TASK OBJECTIVE - Exact reproduction of the data is required, with images excluded.

RECORDED DATA -
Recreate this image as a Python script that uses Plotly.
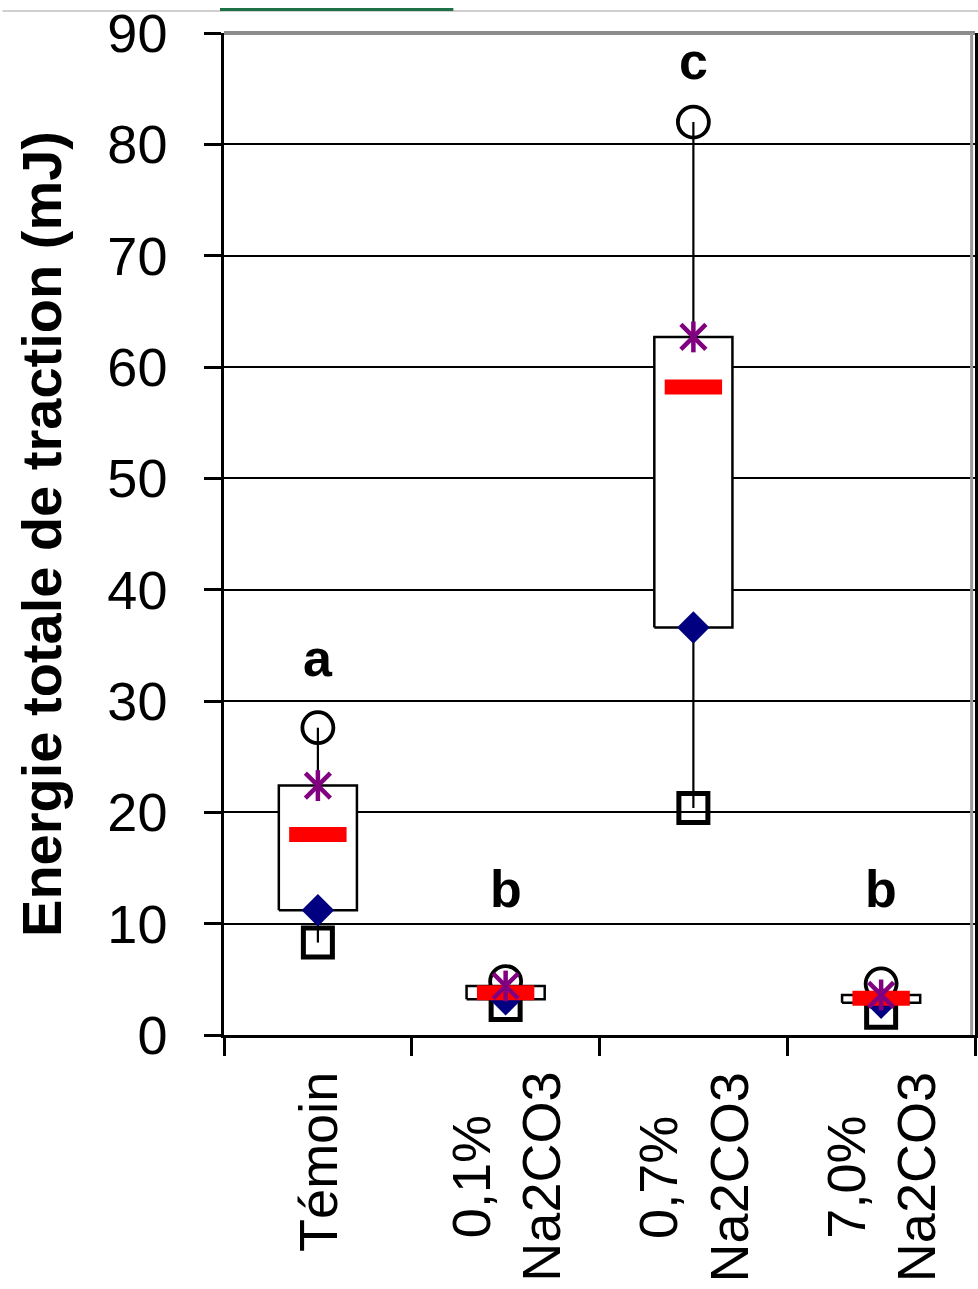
import plotly.graph_objects as go

# ---- data ----
categories = ["Témoin", "0,1%<br>Na2CO3", "0,7%<br>Na2CO3", "7,0%<br>Na2CO3"]
min_vals = [8.3, 2.7, 20.4, 2.0]      # open squares
q1_vals = [11.2, 3.2, 36.6, 2.9]      # navy diamonds / box bottom
median_vals = [18.0, 3.8, 58.2, 3.3]  # red dashes
q3_vals = [22.4, 4.4, 62.7, 3.6]      # purple stars / box top
max_vals = [27.6, 4.8, 82.0, 4.6]     # open circles
letters = ["a", "b", "c", "b"]
letter_y = [33.9, 13.1, 87.5, 13.1]
y_ticks = list(range(0, 100, 10))
y_title = "Energie totale de traction (mJ)"

FONT = "Liberation Sans, Arial, sans-serif"
xpos = list(range(len(categories)))
HALF_BOX = 0.208

fig = go.Figure()

# whiskers
wx, wy = [], []
for i, lo, hi in zip(xpos, min_vals, max_vals):
    wx += [i, i, None]
    wy += [lo, hi, None]
fig.add_trace(go.Scatter(x=wx, y=wy, mode="lines",
                         line=dict(color="black", width=2.2), hoverinfo="skip"))

# boxes
bx, by = [], []
for i, a, b in zip(xpos, q1_vals, q3_vals):
    bx += [i - HALF_BOX, i + HALF_BOX, i + HALF_BOX, i - HALF_BOX, i - HALF_BOX, None]
    by += [a, a, b, b, a, None]
fig.add_trace(go.Scatter(x=bx, y=by, mode="lines", fill="toself",
                         fillcolor="white", line=dict(color="black", width=2.5),
                         hoverinfo="skip"))

# min squares
fig.add_trace(go.Scatter(x=xpos, y=min_vals, mode="markers",
                         marker=dict(symbol="square-open", size=29, color="black",
                                     line=dict(width=5, color="black"))))
# max circles
fig.add_trace(go.Scatter(x=xpos, y=max_vals, mode="markers",
                         marker=dict(symbol="circle-open", size=31, color="black",
                                     line=dict(width=3.8, color="black"))))
# q1 diamonds
fig.add_trace(go.Scatter(x=xpos, y=q1_vals, mode="markers",
                         marker=dict(symbol="diamond", size=25, color="#000080",
                                     line=dict(width=0))))
# median red dashes
fig.add_trace(go.Scatter(x=xpos, y=median_vals, mode="markers",
                         marker=dict(symbol="line-ew-open", size=41, color="#FF0000",
                                     line=dict(width=15, color="#FF0000"))))
# q3 stars (vertical bar + X)
fig.add_trace(go.Scatter(x=xpos, y=q3_vals, mode="markers",
                         marker=dict(symbol="line-ns-open", size=22, color="#800080",
                                     line=dict(width=4.5, color="#800080"))))
fig.add_trace(go.Scatter(x=xpos, y=q3_vals, mode="markers",
                         marker=dict(symbol="x-thin-open", size=25, color="#800080",
                                     line=dict(width=4.5, color="#800080"))))

annotations = []
for i, t, ly in zip(xpos, letters, letter_y):
    annotations.append(dict(x=i, y=ly, xref="x", yref="y", text=t, showarrow=False,
                            xanchor="center", yanchor="middle",
                            font=dict(family=FONT, size=52, color="black", weight="bold")))
for i, c in zip(xpos, categories):
    annotations.append(dict(x=i, y=0, xref="x", yref="y", text=c, showarrow=False,
                            textangle=-90, align="center", xanchor="center",
                            yanchor="top", yshift=-35,
                            font=dict(family=FONT, size=54, color="black")))

shapes = [
    # top plot border (gray)
    dict(type="line", xref="paper", yref="paper", x0=0, x1=1, y0=1, y1=1,
         line=dict(color="#8c8c8c", width=4), layer="above"),
    # right border gray inner line
    dict(type="line", xref="paper", yref="paper", x0=0.9955, x1=0.9955, y0=0, y1=1,
         line=dict(color="#9a9a9a", width=3), layer="above"),
    # top strip (window chrome)
    dict(type="line", xref="paper", yref="paper", x0=-0.295, x1=1.004, y0=1.022, y1=1.022,
         line=dict(color="#cfcfcf", width=2)),
    dict(type="line", xref="paper", yref="paper", x0=-0.0053, x1=0.3054, y0=1.0235, y1=1.0235,
         line=dict(color="#1e7145", width=3)),
]

fig.update_layout(
    width=978, height=1289,
    margin=dict(l=224, r=3, t=33, b=254, autoexpand=False),
    paper_bgcolor="white", plot_bgcolor="white",
    showlegend=False, hovermode=False,
    annotations=annotations, shapes=shapes,
    font=dict(family=FONT, color="black"),
)
fig.update_xaxes(range=[-0.5, len(categories) - 0.5],
                 tickvals=[i - 0.5 for i in range(len(categories) + 1)],
                 showticklabels=False, ticks="outside", ticklen=18, tickwidth=2.5,
                 tickcolor="black", showgrid=False, zeroline=False,
                 showline=True, linecolor="black", linewidth=3)
fig.update_yaxes(range=[0, 90], tickvals=y_ticks, ticks="outside", ticklen=17,
                 tickwidth=2.5, tickcolor="black", showgrid=True, gridcolor="black",
                 gridwidth=2, zeroline=False, showline=True, linecolor="black",
                 linewidth=2.5, mirror=True, ticklabelstandoff=26,
                 tickfont=dict(family=FONT, size=54, color="black"),
                 title=dict(text=y_title, standoff=28,
                            font=dict(family=FONT, size=56, color="black", weight="bold")),
                 automargin=False)

fig.write_html("out.html")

RESULT OF THIS TASK -
Recreate this image as a Python script that uses Plotly.
import plotly.graph_objects as go

# ---- data ----
categories = ["Témoin", "0,1%<br>Na2CO3", "0,7%<br>Na2CO3", "7,0%<br>Na2CO3"]
min_vals = [8.3, 2.7, 20.4, 2.0]      # open squares
q1_vals = [11.2, 3.2, 36.6, 2.9]      # navy diamonds / box bottom
median_vals = [18.0, 3.8, 58.2, 3.3]  # red dashes
q3_vals = [22.4, 4.4, 62.7, 3.6]      # purple stars / box top
max_vals = [27.6, 4.8, 82.0, 4.6]     # open circles
letters = ["a", "b", "c", "b"]
letter_y = [33.9, 13.1, 87.5, 13.1]
y_ticks = list(range(0, 100, 10))
y_title = "Energie totale de traction (mJ)"

FONT = "Liberation Sans, Arial, sans-serif"
xpos = list(range(len(categories)))
HALF_BOX = 0.208

fig = go.Figure()

# whiskers
wx, wy = [], []
for i, lo, hi in zip(xpos, min_vals, max_vals):
    wx += [i, i, None]
    wy += [lo, hi, None]
fig.add_trace(go.Scatter(x=wx, y=wy, mode="lines",
                         line=dict(color="black", width=2.2), hoverinfo="skip"))

# boxes
bx, by = [], []
for i, a, b in zip(xpos, q1_vals, q3_vals):
    bx += [i - HALF_BOX, i + HALF_BOX, i + HALF_BOX, i - HALF_BOX, i - HALF_BOX, None]
    by += [a, a, b, b, a, None]
fig.add_trace(go.Scatter(x=bx, y=by, mode="lines", fill="toself",
                         fillcolor="white", line=dict(color="black", width=2.5),
                         hoverinfo="skip"))

# min squares
fig.add_trace(go.Scatter(x=xpos, y=min_vals, mode="markers",
                         marker=dict(symbol="square-open", size=29, color="black",
                                     line=dict(width=5, color="black"))))
# max circles
fig.add_trace(go.Scatter(x=xpos, y=max_vals, mode="markers",
                         marker=dict(symbol="circle-open", size=31, color="black",
                                     line=dict(width=3.8, color="black"))))
# q1 diamonds
fig.add_trace(go.Scatter(x=xpos, y=q1_vals, mode="markers",
                         marker=dict(symbol="diamond", size=25, color="#000080",
                                     line=dict(width=0))))
# median red dashes
fig.add_trace(go.Scatter(x=xpos, y=median_vals, mode="markers",
                         marker=dict(symbol="line-ew-open", size=41, color="#FF0000",
                                     line=dict(width=15, color="#FF0000"))))
# q3 stars (vertical bar + X)
fig.add_trace(go.Scatter(x=xpos, y=q3_vals, mode="markers",
                         marker=dict(symbol="line-ns-open", size=22, color="#800080",
                                     line=dict(width=4.5, color="#800080"))))
fig.add_trace(go.Scatter(x=xpos, y=q3_vals, mode="markers",
                         marker=dict(symbol="x-thin-open", size=25, color="#800080",
                                     line=dict(width=4.5, color="#800080"))))

annotations = []
for i, t, ly in zip(xpos, letters, letter_y):
    annotations.append(dict(x=i, y=ly, xref="x", yref="y", text=t, showarrow=False,
                            xanchor="center", yanchor="middle",
                            font=dict(family=FONT, size=52, color="black", weight="bold")))
for i, c in zip(xpos, categories):
    annotations.append(dict(x=i, y=0, xref="x", yref="y", text=c, showarrow=False,
                            textangle=-90, align="center", xanchor="center",
                            yanchor="top", yshift=-35,
                            font=dict(family=FONT, size=54, color="black")))

shapes = [
    # top plot border (gray)
    dict(type="line", xref="paper", yref="paper", x0=0, x1=1, y0=1, y1=1,
         line=dict(color="#8c8c8c", width=4), layer="above"),
    # right border gray inner line
    dict(type="line", xref="paper", yref="paper", x0=0.9955, x1=0.9955, y0=0, y1=1,
         line=dict(color="#9a9a9a", width=3), layer="above"),
    # top strip (window chrome)
    dict(type="line", xref="paper", yref="paper", x0=-0.295, x1=1.004, y0=1.022, y1=1.022,
         line=dict(color="#cfcfcf", width=2)),
    dict(type="line", xref="paper", yref="paper", x0=-0.0053, x1=0.3054, y0=1.0235, y1=1.0235,
         line=dict(color="#1e7145", width=3)),
]

fig.update_layout(
    width=978, height=1289,
    margin=dict(l=224, r=3, t=33, b=254, autoexpand=False),
    paper_bgcolor="white", plot_bgcolor="white",
    showlegend=False, hovermode=False,
    annotations=annotations, shapes=shapes,
    font=dict(family=FONT, color="black"),
)
fig.update_xaxes(range=[-0.5, len(categories) - 0.5],
                 tickvals=[i - 0.5 for i in range(len(categories) + 1)],
                 showticklabels=False, ticks="outside", ticklen=18, tickwidth=2.5,
                 tickcolor="black", showgrid=False, zeroline=False,
                 showline=True, linecolor="black", linewidth=3)
fig.update_yaxes(range=[0, 90], tickvals=y_ticks, ticks="outside", ticklen=17,
                 tickwidth=2.5, tickcolor="black", showgrid=True, gridcolor="black",
                 gridwidth=2, zeroline=False, showline=True, linecolor="black",
                 linewidth=2.5, mirror=True, ticklabelstandoff=26,
                 tickfont=dict(family=FONT, size=54, color="black"),
                 title=dict(text=y_title, standoff=28,
                            font=dict(family=FONT, size=56, color="black", weight="bold")),
                 automargin=False)

fig.write_html("out.html")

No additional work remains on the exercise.